Alberta, Canada, Makes Headway in Curbing Sexually Transmitted Infections
February 1, 2012
Alberta is making progress against STDs and is improving surveillance to detect drug-resistant strains of gonorrhea, the province's chief medical health officer announced recently. The surveillance measure will help ensure "we don't end up behind the eight ball," said Andre Corriveau, noting that such strains are "very worrisome for all the public health communities around the world."
"We're starting to see a creep in the level of antibiotics you require to treat the infection," Corriveau said. "We have a couple of imported cases, and we have to make sure it doesn't spread within the province."
Gonorrhea reports dipped in 2009 and 2010, though the number of new cases in 2010, 1,188, was double the figure from a decade ago, Corriveau said.
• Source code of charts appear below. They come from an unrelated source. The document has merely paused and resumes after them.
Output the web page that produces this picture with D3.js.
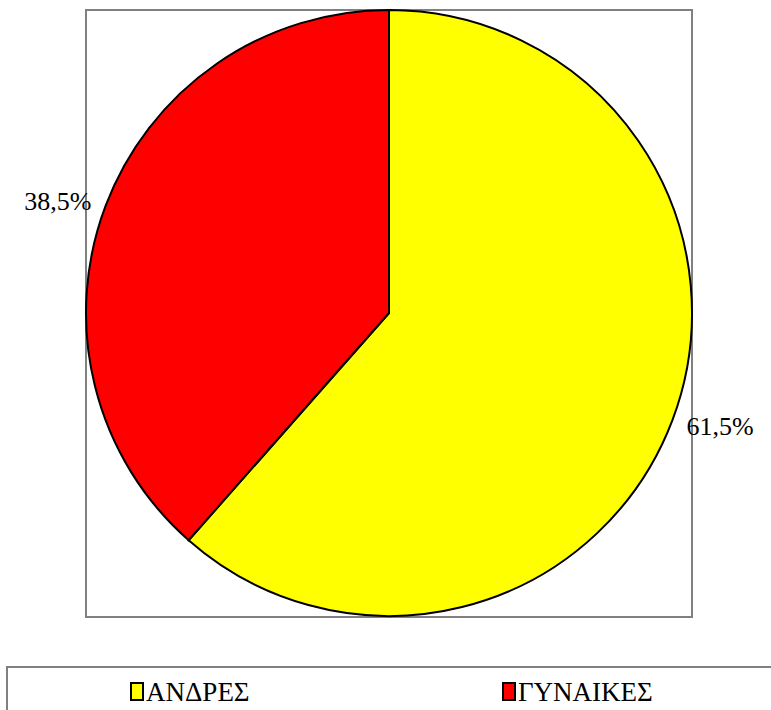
<!DOCTYPE html>
<html>
<head>
<meta charset="utf-8">
<script src="https://cdn.jsdelivr.net/npm/d3@7"></script>
<style>
  body { margin: 0; background: #fff; }
  svg { display: block; }
</style>
</head>
<body>
<svg id="chart" width="771" height="710"></svg>
<script>
// data
var categories = ["ΑΝΔΡΕΣ", "ΓΥΝΑΙΚΕΣ"];
var values = [61.5, 38.5];
var labels = ["61,5%", "38,5%"];
var colors = ["#ffff00", "#ff0000"];

var serif = "'Liberation Serif', serif";

var svg = d3.select("#chart");

var cx = 389, cy = 313, radius = 303;

// plot area frame
svg.append("rect")
    .attr("x", 86).attr("y", 10)
    .attr("width", 606).attr("height", 607)
    .attr("fill", "none")
    .attr("stroke", "#808080")
    .attr("stroke-width", 2);

var pie = d3.pie().sort(null).value(function(d) { return d; });
var arcs = pie(values);

var arc = d3.arc().innerRadius(0).outerRadius(radius);

var g = svg.append("g").attr("transform", "translate(" + cx + "," + cy + ")");

g.selectAll("path")
    .data(arcs)
    .enter().append("path")
    .attr("d", arc)
    .attr("fill", function(d, i) { return colors[i]; })
    .attr("stroke", "#000")
    .attr("stroke-width", 2);

// labels outside the pie
var labelR = 318;
g.selectAll("text.lbl")
    .data(arcs)
    .enter().append("text")
    .attr("class", "lbl")
    .attr("x", function(d) {
        var a = (d.startAngle + d.endAngle) / 2;
        return Math.sin(a) * labelR;
    })
    .attr("y", function(d) {
        var a = (d.startAngle + d.endAngle) / 2;
        return -Math.cos(a) * labelR;
    })
    .attr("text-anchor", function(d) {
        var a = (d.startAngle + d.endAngle) / 2;
        return Math.sin(a) > 0 ? "start" : "end";
    })
    .attr("dy", "0.35em")
    .attr("font-family", serif)
    .attr("font-size", 26)
    .text(function(d, i) { return labels[i]; });

// legend
svg.append("path")
    .attr("d", "M7,710 V667 H771")
    .attr("fill", "none")
    .attr("stroke", "#808080")
    .attr("stroke-width", 2);

var legendX = d3.scalePoint().domain(categories).range([130, 502]);

var leg = svg.selectAll("g.leg")
    .data(categories)
    .enter().append("g")
    .attr("class", "leg")
    .attr("transform", function(d) { return "translate(" + legendX(d) + ",683)"; });

leg.append("rect")
    .attr("x", 1).attr("y", 0)
    .attr("width", 12).attr("height", 17)
    .attr("fill", function(d, i) { return colors[i]; })
    .attr("stroke", "#000")
    .attr("stroke-width", 2);

leg.append("text")
    .attr("x", 16)
    .attr("y", 18)
    .attr("font-family", serif)
    .attr("font-size", 27)
    .text(function(d) { return d; });
</script>
</body>
</html>
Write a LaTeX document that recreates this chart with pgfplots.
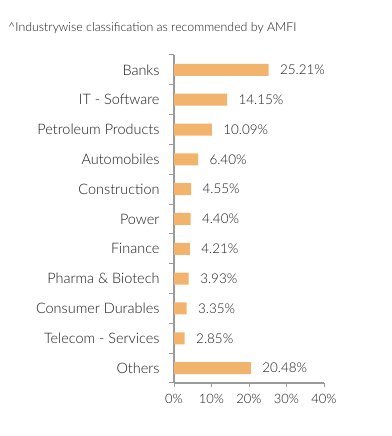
\documentclass[border=0pt]{standalone}
\usepackage{pgfplots}
\pgfplotsset{compat=1.18}
\usepackage{fontspec}
\setmainfont{Lato}[UprightFont=* Light]
\definecolor{barc}{HTML}{F2B36C}
\definecolor{axc}{HTML}{9A9A9A}
\definecolor{txt}{HTML}{1A1A1A}
\pgfplotstableread{
y val
0 20.48
1 2.85
2 3.35
3 3.93
4 4.21
5 4.40
6 4.55
7 6.40
8 10.09
9 14.15
10 25.21
}\datatab
\begin{document}
\begin{tikzpicture}[x=1bp,y=1bp]
\useasboundingbox (0,0) rectangle (391,436);
\node[anchor=west, inner sep=0pt, font=\fontsize{12.4}{14}\selectfont, text=txt] at (8,408) {\textasciicircum Industrywise classification as recommended by AMFI};
\begin{axis}[at={(174bp,53bp)}, anchor=south west, scale only axis,
  width=150bp, height=328bp,
  xmin=0, xmax=40, ymin=-0.5, ymax=10.5,
  xbar, bar width=12bp,
  axis x line=bottom, axis y line=left,
  axis line style={draw=axc, line width=1.2bp, -},
  tick align=outside,
  xtick={0,10,20,30,40},
  xticklabels={0\%,10\%,20\%,30\%,40\%},
  major tick length=4bp, minor tick length=5bp,
  x tick style={draw=axc, line width=1bp},
  major y tick style={draw=none},
  minor y tick style={draw=axc, line width=1bp},
  ytick={0,...,10},
  minor ytick={-0.5,0.5,...,10.5},
  yticklabels={Others,Telecom - Services,Consumer Durables,Pharma \& Biotech,Finance,Power,Construction,Automobiles,Petroleum Products,IT - Software,Banks},
  yticklabel style={font=\fontsize{14.5}{16}\selectfont, text=txt, xshift=-7bp},
  xticklabel style={font=\fontsize{13}{15}\selectfont, text=txt, yshift=-4bp},
  /pgf/number format/assume math mode=true,
  nodes near coords={\pgfmathprintnumber[fixed,fixed zerofill,precision=2]{\pgfplotspointmeta}\%},
  nodes near coords style={font=\fontsize{13.5}{15}\selectfont, text=txt, xshift=8bp},
  clip=false,
]
\addplot[fill=barc, draw=none] table[x=val, y=y] {\datatab};
\end{axis}
\end{tikzpicture}
\end{document}
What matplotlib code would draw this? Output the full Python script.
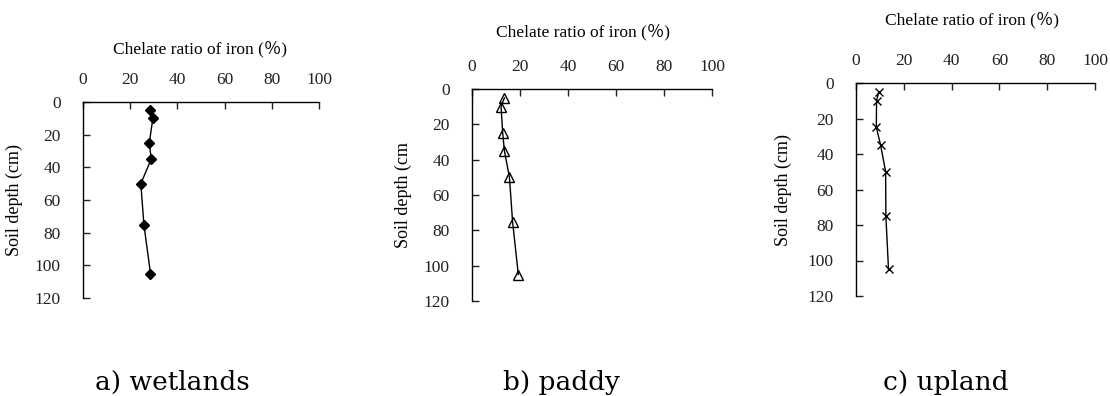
import matplotlib.pyplot as plt
import numpy as np

# soil depth of each sample (cm) and chelate ratio of iron (%) per land use
depth = [5, 10, 25, 35, 50, 75, 105]
wetlands = [28.6, 29.6, 28.1, 28.9, 24.5, 25.8, 28.6]
paddy = [13.5, 12.1, 12.8, 13.5, 15.6, 16.9, 19.3]
upland = [9.5, 8.6, 8.5, 10.3, 12.4, 12.5, 13.6]

captions = ["a) wetlands", "b) paddy", "c) upland"]
ylabels = ["Soil depth (cm)", "Soil depth (cm", "Soil depth (cm)"]
xticks = [0, 20, 40, 60, 80, 100]
yticks = [0, 20, 40, 60, 80, 100, 120]

W, H = 1110, 396
SERIF = ["Liberation Serif", "Noto Sans CJK JP", "DejaVu Sans"]


def px(x0, y0, x1, y1):
    """Pixel box (top-left origin) -> figure fraction rect."""
    return [x0 / W, 1 - y1 / H, (x1 - x0) / W, (y1 - y0) / H]


def main() -> None:
    plt.rcParams["font.family"] = SERIF
    fig = plt.figure(figsize=(W / 100, H / 100), dpi=100)
    fig.patch.set_facecolor("white")

    boxes = [(83, 102, 319, 298), (472, 89, 712, 301), (856, 83, 1095, 296)]
    series = [wetlands, paddy, upland]
    styles = [
        dict(marker="D", markersize=5, markerfacecolor="black"),
        dict(marker="^", markersize=7, markerfacecolor="none"),
        dict(marker="x", markersize=6, markeredgewidth=1.0),
    ]
    ylab_x = [-0.254, -0.25, -0.267]
    titles = [(200, 49), (583, 32), (972, 20)]
    cap_x = [95, 503, 883]

    for i in range(3):
        ax = fig.add_axes(px(*boxes[i]))
        ax.plot(series[i], depth, color="black", linewidth=1.0,
                markeredgecolor="black", **styles[i])

        ax.set_xlim(0, 100)
        ax.set_ylim(120, 0)
        ax.set_xticks(xticks)
        ax.set_yticks(yticks)
        ax.xaxis.tick_top()
        ax.spines["right"].set_visible(False)
        ax.spines["bottom"].set_visible(False)
        for s in ("top", "left"):
            ax.spines[s].set_linewidth(1.0)
        ax.tick_params(axis="x", direction="in", length=5, width=1.0,
                       pad=10, labelsize=12.5, colors="#222222")
        ax.tick_params(axis="y", direction="in", length=5, width=1.0,
                       pad=16, labelsize=12.5, colors="#222222")
        ax.set_ylabel(ylabels[i], fontsize=13)
        ax.yaxis.set_label_coords(ylab_x[i], 0.5)

        tx, ty = titles[i]
        fig.text(tx / W, 1 - ty / H, "Chelate ratio of iron (％)",
                 ha="center", va="center", fontsize=12.5)
        fig.text(cap_x[i] / W, 1 - 390 / H, captions[i], ha="left",
                 va="baseline", fontsize=19, family="DejaVu Serif")

    fig.savefig("out.png", dpi=100, facecolor="white")
    plt.close(fig)


if __name__ == "__main__":
    main()
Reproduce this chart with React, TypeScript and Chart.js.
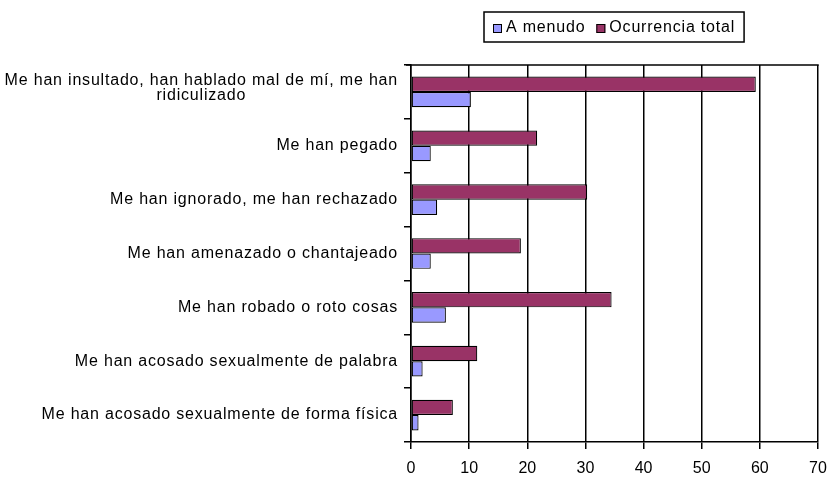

While STD rates have generally declined, Alberta's 13,000 chlamydia cases represented double the 2000 figure, and the rate remains above the Canadian average. HIV infections spiked in 2007, with 6.7 cases per 100,000 population, but in 2010 the rate dropped to 5.2 cases per 100,000. The 30 new AIDS cases in 2010 represented the lowest increase seen in more than 20 years.
Last May, the province announced a five-year, $14 million (US $14.01 million) effort to fight STDs, including $2 million (US $2 million) for an awareness campaign. Last year's "edgy" advertising had an immediate effect on the number of young adults getting tested, Corriveau said. A new campaign will launch this year with fresh messages, and new ads may be aimed at dating sites linked to STDs.
01.30.2012; Darcy Henton
This article was provided by CDC National Prevention Information Network. It is a part of the publication CDC HIV/Hepatitis/STD/TB Prevention News Update.